U.S. Sends Nuclear Bombers to Europe

Tom Z. Collina

The U.S. Air Force sent five nuclear-capable bombers to Europe in early June as President Barack Obama traveled to the region to reassure allies against the backdrop of Russia’s recent annexation of Crimea and separatist conflict in Ukraine.

All five bombers went to the air force base at Fairford in the United Kingdom. Two B-52 bombers from Barksdale Air Force Base in Louisiana and one from Minot Air Force Base in North Dakota arrived on June 4 for a two-week deployment, according to an Air Force press release. “Airmen will train and integrate with U.S. and allied military forces in the region,” the Air Force said, adding that the bombers did not carry live weapons.

Four days later, two B-2 bombers based at Whiteman Air Force Base in Missouri flew to Fairford as well, the Air Force said. As the most sophisticated U.S. bomber for penetrating enemy air defenses, the presence in Europe of nuclear-capable B-2s was reported by media outlets as possibly sending a pointed message to Moscow.

Official statements, however, said the motivation for the bomber deployment was to reassure officials in the United States and its allies. Adm. Cecil Haney, the head of U.S. Strategic Command, said in a June 8 press release that the “training and integration of strategic forces demonstrates to our nation’s leaders and our allies that we have the right mix of aircraft and expertise to respond to a variety of potential threats and situations.”

The United States stations about 180 B61 gravity bombs at military bases in Belgium, Germany, Italy, the Netherlands, and Turkey to be delivered by short-range fighter jets.

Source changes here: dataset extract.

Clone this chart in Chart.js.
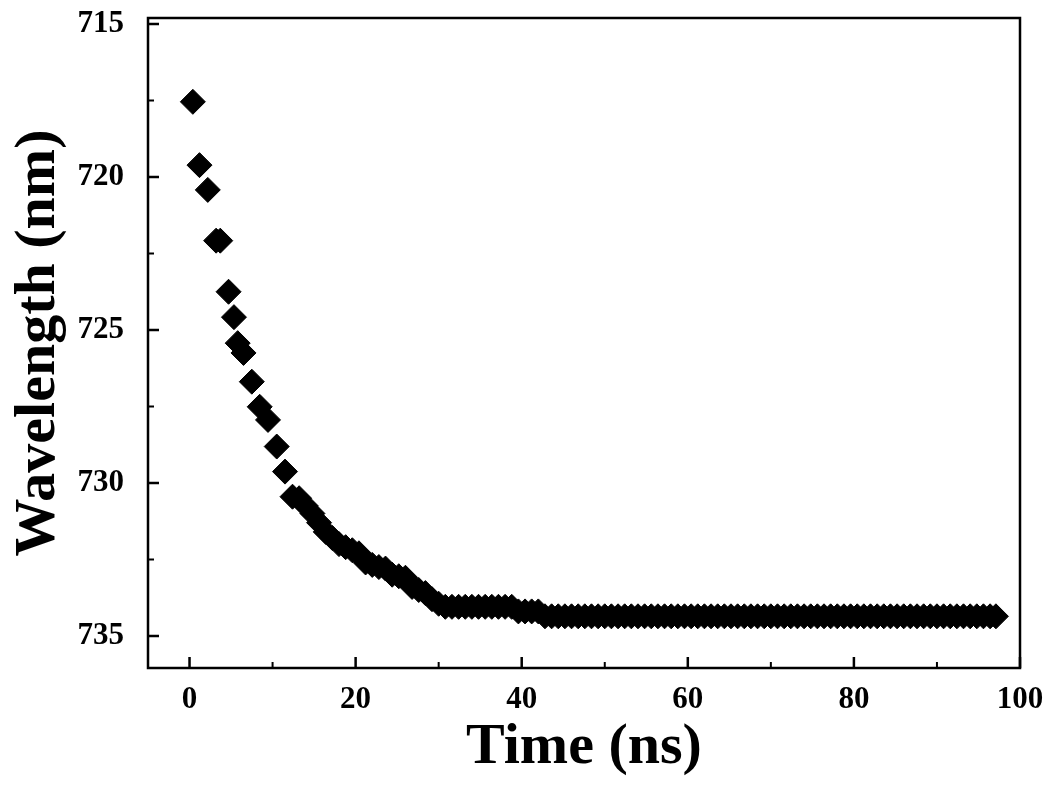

During his four-day trip to Europe, which began June 4, Obama announced new measures intended to bolster security in central and eastern Europe in response to Russia’s intervention in Ukraine.

Obama announced that he would ask Congress for $1 billion for his European Reassurance Initiative, which would temporarily increase the U.S. troop presence in eastern Europe and send U.S. Navy ships to the Baltic and Black seas more often. The plan also would provide aid to Ukraine and two other former Soviet republics, Georgia and Moldova.

Some Republican members of Congress have called on the administration to counter Moscow’s actions by accelerating U.S. plans to deploy medium-range missile defense interceptors in Poland under the European Phased Adaptive Approach, as the Obama administration’s missile defense policy in Europe is formally known.

But Adm. James Winnefeld, vice chairman of the Joint Chiefs of Staff, reiterated the administration’s position that the missile deployments are not directed at Russia. “[T]he missile that we’re putting in the ground [in Poland] is certainly not capable of hitting an [intercontinental ballistic missile] coming from Russia, and it really is oriented towards Iran,” Winnefeld said at a May 28 event at the Atlantic Council.

“[W]e’re hopeful that Russia someday will wake up and realize that we are not designing this system to counter their ballistic missile threat,” he said.